#### WHAT YOU WILL DO:
Retype exactly what appears below from the line containing "Recreate this image" down to the line containing "62.4, 112, 200];", keeping both end lines. Do not include pictures.

#### WORKING DATA:
[start]

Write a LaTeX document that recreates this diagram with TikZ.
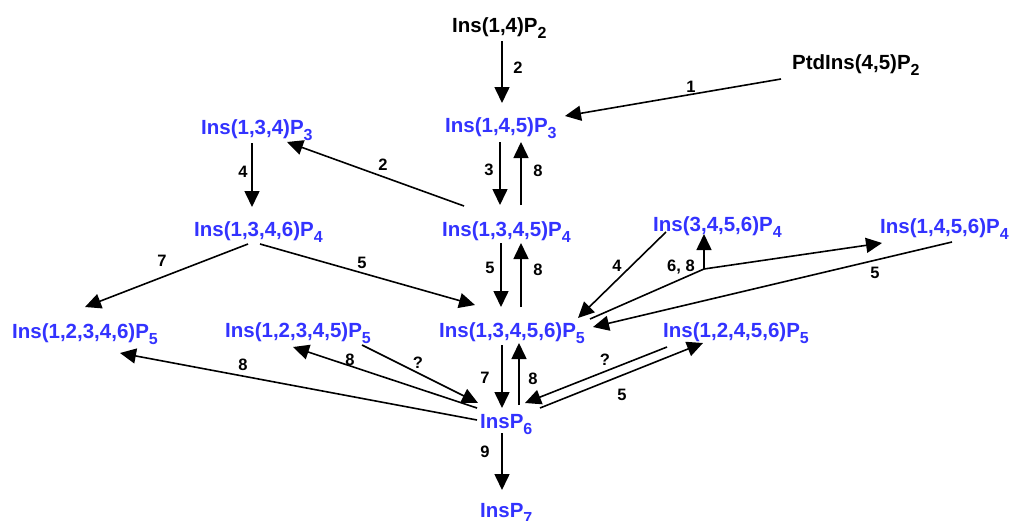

[end]
[start]

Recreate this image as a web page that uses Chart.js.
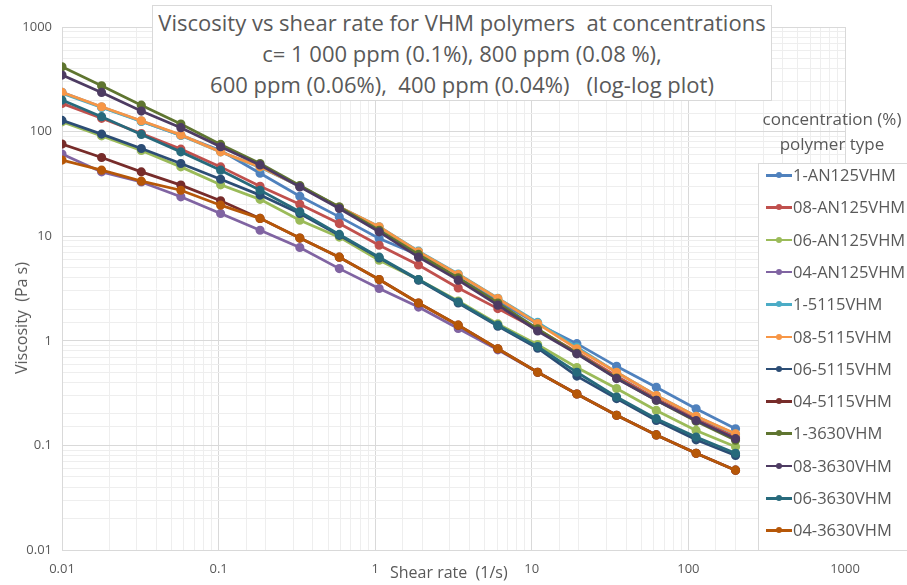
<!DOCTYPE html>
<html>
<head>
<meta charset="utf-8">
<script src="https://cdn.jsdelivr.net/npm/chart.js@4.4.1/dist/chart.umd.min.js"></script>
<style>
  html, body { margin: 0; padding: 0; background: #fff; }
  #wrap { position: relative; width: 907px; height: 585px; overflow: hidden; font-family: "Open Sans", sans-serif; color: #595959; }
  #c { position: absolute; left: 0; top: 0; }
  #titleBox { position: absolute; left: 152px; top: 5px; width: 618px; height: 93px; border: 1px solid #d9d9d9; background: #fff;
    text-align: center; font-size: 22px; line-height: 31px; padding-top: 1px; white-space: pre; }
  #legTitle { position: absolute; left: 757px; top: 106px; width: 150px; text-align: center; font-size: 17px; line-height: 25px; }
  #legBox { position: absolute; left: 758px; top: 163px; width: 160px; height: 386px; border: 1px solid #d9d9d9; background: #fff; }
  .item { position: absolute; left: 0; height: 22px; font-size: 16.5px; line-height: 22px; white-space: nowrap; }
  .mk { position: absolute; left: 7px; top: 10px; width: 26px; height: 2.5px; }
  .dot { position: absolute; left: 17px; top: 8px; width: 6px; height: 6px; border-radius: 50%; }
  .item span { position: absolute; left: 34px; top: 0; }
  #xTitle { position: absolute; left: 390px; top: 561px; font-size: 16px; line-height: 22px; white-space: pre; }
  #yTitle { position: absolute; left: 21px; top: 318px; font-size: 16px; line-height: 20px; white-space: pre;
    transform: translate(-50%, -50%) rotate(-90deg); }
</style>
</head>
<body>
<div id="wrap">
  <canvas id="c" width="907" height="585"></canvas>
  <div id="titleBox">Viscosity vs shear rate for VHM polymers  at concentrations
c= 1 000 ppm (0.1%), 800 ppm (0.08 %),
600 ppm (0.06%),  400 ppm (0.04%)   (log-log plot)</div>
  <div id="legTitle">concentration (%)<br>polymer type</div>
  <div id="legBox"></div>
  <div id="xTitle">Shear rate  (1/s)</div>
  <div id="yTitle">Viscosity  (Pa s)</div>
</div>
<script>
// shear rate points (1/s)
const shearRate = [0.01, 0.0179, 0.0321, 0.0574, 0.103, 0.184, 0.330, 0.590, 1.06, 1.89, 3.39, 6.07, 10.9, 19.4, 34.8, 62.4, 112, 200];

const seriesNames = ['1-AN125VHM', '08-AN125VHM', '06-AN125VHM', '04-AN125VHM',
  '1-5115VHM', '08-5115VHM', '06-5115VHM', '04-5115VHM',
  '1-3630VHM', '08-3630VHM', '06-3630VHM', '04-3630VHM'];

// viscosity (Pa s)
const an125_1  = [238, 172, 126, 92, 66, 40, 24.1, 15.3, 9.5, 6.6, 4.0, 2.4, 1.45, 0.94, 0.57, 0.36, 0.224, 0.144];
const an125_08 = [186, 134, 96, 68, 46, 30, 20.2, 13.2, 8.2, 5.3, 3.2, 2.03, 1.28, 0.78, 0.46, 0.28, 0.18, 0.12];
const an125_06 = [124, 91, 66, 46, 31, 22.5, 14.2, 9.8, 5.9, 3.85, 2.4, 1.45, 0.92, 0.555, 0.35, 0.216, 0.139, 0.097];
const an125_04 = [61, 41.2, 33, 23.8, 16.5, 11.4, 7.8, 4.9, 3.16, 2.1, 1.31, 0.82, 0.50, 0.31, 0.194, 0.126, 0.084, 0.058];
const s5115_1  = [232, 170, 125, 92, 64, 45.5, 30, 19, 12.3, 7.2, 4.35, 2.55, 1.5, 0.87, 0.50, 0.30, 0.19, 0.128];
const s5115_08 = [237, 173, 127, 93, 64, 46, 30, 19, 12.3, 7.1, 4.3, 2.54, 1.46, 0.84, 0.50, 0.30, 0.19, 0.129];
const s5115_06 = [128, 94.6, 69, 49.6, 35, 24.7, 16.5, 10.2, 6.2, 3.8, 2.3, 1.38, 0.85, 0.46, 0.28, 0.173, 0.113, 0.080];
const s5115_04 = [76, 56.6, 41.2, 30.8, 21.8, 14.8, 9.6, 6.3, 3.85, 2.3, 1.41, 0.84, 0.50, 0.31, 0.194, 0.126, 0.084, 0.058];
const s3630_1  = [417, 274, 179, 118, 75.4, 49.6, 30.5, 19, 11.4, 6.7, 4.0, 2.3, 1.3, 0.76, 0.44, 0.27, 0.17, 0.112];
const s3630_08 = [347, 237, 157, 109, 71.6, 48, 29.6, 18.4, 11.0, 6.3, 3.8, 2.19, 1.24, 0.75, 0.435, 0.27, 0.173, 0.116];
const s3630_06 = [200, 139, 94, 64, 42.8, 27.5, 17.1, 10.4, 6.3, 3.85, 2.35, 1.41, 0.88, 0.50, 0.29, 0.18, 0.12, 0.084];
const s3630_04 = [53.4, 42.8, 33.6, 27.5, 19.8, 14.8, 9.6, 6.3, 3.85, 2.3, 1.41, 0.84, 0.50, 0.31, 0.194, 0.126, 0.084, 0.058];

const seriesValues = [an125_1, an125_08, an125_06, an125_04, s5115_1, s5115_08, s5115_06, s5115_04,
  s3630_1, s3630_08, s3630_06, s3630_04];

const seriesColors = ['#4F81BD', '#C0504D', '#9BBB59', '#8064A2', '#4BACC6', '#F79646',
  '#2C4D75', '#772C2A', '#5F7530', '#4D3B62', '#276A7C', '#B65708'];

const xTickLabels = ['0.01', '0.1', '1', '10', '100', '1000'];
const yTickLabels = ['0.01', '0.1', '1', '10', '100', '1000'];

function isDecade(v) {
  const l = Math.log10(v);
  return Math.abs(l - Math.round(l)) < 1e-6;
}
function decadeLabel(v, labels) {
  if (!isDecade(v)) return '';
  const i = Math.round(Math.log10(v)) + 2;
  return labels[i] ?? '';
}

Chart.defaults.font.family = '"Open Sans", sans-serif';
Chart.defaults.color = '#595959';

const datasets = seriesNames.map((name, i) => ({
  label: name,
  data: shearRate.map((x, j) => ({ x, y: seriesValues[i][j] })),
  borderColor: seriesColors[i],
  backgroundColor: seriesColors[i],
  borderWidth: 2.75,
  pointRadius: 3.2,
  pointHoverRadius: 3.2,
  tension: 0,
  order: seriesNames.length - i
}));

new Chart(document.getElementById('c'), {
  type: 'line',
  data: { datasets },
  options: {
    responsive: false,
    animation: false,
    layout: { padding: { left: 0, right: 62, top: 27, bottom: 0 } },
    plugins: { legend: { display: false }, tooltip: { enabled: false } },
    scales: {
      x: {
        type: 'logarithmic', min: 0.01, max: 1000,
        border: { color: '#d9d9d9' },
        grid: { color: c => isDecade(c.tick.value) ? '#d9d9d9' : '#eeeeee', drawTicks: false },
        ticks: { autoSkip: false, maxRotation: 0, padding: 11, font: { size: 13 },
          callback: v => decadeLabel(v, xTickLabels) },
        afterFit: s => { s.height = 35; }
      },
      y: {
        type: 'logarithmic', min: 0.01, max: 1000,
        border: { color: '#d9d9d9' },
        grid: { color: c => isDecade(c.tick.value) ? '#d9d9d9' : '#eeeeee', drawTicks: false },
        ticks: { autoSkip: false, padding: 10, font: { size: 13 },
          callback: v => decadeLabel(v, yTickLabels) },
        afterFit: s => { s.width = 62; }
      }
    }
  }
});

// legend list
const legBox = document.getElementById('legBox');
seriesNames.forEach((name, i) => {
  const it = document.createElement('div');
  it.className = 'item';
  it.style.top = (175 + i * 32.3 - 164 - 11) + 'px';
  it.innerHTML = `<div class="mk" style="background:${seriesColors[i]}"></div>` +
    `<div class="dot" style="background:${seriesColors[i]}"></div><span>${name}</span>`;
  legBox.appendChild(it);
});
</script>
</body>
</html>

[end]

#### RESULT OF THIS TASK:
Recreate this image as a web page that uses Chart.js.
<!DOCTYPE html>
<html>
<head>
<meta charset="utf-8">
<script src="https://cdn.jsdelivr.net/npm/chart.js@4.4.1/dist/chart.umd.min.js"></script>
<style>
  html, body { margin: 0; padding: 0; background: #fff; }
  #wrap { position: relative; width: 907px; height: 585px; overflow: hidden; font-family: "Open Sans", sans-serif; color: #595959; }
  #c { position: absolute; left: 0; top: 0; }
  #titleBox { position: absolute; left: 152px; top: 5px; width: 618px; height: 93px; border: 1px solid #d9d9d9; background: #fff;
    text-align: center; font-size: 22px; line-height: 31px; padding-top: 1px; white-space: pre; }
  #legTitle { position: absolute; left: 757px; top: 106px; width: 150px; text-align: center; font-size: 17px; line-height: 25px; }
  #legBox { position: absolute; left: 758px; top: 163px; width: 160px; height: 386px; border: 1px solid #d9d9d9; background: #fff; }
  .item { position: absolute; left: 0; height: 22px; font-size: 16.5px; line-height: 22px; white-space: nowrap; }
  .mk { position: absolute; left: 7px; top: 10px; width: 26px; height: 2.5px; }
  .dot { position: absolute; left: 17px; top: 8px; width: 6px; height: 6px; border-radius: 50%; }
  .item span { position: absolute; left: 34px; top: 0; }
  #xTitle { position: absolute; left: 390px; top: 561px; font-size: 16px; line-height: 22px; white-space: pre; }
  #yTitle { position: absolute; left: 21px; top: 318px; font-size: 16px; line-height: 20px; white-space: pre;
    transform: translate(-50%, -50%) rotate(-90deg); }
</style>
</head>
<body>
<div id="wrap">
  <canvas id="c" width="907" height="585"></canvas>
  <div id="titleBox">Viscosity vs shear rate for VHM polymers  at concentrations
c= 1 000 ppm (0.1%), 800 ppm (0.08 %),
600 ppm (0.06%),  400 ppm (0.04%)   (log-log plot)</div>
  <div id="legTitle">concentration (%)<br>polymer type</div>
  <div id="legBox"></div>
  <div id="xTitle">Shear rate  (1/s)</div>
  <div id="yTitle">Viscosity  (Pa s)</div>
</div>
<script>
// shear rate points (1/s)
const shearRate = [0.01, 0.0179, 0.0321, 0.0574, 0.103, 0.184, 0.330, 0.590, 1.06, 1.89, 3.39, 6.07, 10.9, 19.4, 34.8, 62.4, 112, 200];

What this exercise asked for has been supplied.